(RECORDS SHOWN):
================================

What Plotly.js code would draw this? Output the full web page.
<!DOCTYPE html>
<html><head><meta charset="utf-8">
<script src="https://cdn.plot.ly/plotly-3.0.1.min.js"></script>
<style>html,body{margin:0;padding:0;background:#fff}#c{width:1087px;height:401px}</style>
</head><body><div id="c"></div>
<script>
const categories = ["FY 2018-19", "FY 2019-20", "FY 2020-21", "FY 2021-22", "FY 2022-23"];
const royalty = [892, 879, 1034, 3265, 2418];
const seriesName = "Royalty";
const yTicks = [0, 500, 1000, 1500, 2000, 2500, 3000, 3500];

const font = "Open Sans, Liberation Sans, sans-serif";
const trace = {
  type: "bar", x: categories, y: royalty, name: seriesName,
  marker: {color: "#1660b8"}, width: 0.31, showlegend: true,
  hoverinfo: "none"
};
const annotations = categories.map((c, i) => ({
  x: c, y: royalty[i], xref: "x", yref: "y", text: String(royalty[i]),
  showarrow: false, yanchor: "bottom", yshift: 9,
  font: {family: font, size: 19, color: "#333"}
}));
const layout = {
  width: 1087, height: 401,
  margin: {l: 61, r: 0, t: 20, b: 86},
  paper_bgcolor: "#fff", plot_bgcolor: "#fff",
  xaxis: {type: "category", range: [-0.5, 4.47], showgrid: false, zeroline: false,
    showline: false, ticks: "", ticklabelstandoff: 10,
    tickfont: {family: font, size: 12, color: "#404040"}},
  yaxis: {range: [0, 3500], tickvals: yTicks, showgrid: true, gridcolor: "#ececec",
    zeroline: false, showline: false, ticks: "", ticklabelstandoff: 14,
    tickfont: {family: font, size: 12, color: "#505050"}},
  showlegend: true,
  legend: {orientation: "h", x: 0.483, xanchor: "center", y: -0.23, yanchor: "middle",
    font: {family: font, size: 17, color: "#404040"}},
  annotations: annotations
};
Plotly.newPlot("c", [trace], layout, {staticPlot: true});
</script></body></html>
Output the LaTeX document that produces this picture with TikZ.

================================

(THE REQUEST): Pull out every line of the records above that contains the word "Output".

(REPLY):
What Plotly.js code would draw this? Output the full web page.
Output the LaTeX document that produces this picture with TikZ.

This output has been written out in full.